Stated problem
Leave out all pictures. Return exactly the lines from the top of the material through the line containing "import numpy as np".

Source material
<<<<

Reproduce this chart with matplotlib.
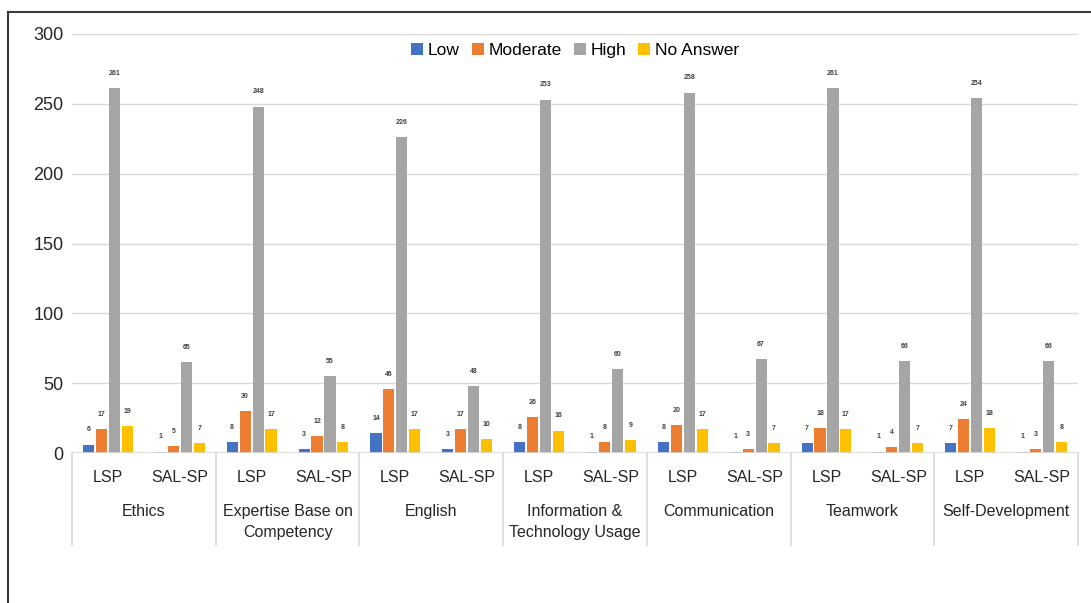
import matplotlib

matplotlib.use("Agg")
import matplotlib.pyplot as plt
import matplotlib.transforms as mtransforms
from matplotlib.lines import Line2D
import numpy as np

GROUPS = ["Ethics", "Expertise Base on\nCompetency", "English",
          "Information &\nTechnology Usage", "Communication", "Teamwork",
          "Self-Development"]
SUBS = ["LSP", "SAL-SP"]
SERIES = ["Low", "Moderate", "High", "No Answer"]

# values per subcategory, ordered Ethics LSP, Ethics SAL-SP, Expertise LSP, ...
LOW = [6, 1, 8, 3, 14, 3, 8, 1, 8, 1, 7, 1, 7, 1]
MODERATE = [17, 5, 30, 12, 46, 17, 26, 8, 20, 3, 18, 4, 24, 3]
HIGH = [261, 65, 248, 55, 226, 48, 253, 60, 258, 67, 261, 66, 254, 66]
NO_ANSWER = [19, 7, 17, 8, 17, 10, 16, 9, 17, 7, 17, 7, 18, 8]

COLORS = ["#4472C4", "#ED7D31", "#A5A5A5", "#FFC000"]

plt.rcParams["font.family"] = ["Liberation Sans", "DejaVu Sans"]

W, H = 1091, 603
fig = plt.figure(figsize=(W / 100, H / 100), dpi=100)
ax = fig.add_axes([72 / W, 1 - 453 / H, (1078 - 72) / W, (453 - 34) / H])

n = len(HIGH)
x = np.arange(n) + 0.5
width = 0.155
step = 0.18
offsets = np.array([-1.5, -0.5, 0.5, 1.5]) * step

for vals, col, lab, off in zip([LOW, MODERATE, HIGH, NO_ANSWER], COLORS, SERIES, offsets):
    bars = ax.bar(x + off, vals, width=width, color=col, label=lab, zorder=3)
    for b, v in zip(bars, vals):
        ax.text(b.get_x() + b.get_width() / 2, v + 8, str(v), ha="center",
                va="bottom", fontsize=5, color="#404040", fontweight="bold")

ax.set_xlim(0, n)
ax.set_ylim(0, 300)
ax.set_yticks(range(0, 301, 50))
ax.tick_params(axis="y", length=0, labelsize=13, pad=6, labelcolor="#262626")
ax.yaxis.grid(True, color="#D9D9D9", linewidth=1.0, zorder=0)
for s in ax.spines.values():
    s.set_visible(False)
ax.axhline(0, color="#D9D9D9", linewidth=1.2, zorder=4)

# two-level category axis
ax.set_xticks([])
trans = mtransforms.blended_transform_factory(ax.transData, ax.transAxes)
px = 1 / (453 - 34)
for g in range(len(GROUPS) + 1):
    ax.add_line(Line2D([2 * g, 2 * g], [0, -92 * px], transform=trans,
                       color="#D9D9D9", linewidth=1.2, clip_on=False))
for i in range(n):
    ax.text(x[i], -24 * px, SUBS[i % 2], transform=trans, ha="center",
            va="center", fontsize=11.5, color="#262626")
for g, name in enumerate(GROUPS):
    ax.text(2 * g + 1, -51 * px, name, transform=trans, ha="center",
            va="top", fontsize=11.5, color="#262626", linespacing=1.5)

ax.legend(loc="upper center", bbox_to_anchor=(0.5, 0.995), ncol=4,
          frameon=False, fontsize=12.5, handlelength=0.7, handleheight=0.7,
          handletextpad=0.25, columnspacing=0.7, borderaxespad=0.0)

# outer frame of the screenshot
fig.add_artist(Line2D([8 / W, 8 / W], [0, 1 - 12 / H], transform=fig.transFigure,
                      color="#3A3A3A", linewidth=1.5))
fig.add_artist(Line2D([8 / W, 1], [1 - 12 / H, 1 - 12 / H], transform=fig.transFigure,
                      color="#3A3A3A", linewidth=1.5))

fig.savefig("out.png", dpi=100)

>>>>

Answer for this exercise
Reproduce this chart with matplotlib.
import matplotlib

matplotlib.use("Agg")
import matplotlib.pyplot as plt
import matplotlib.transforms as mtransforms
from matplotlib.lines import Line2D
import numpy as np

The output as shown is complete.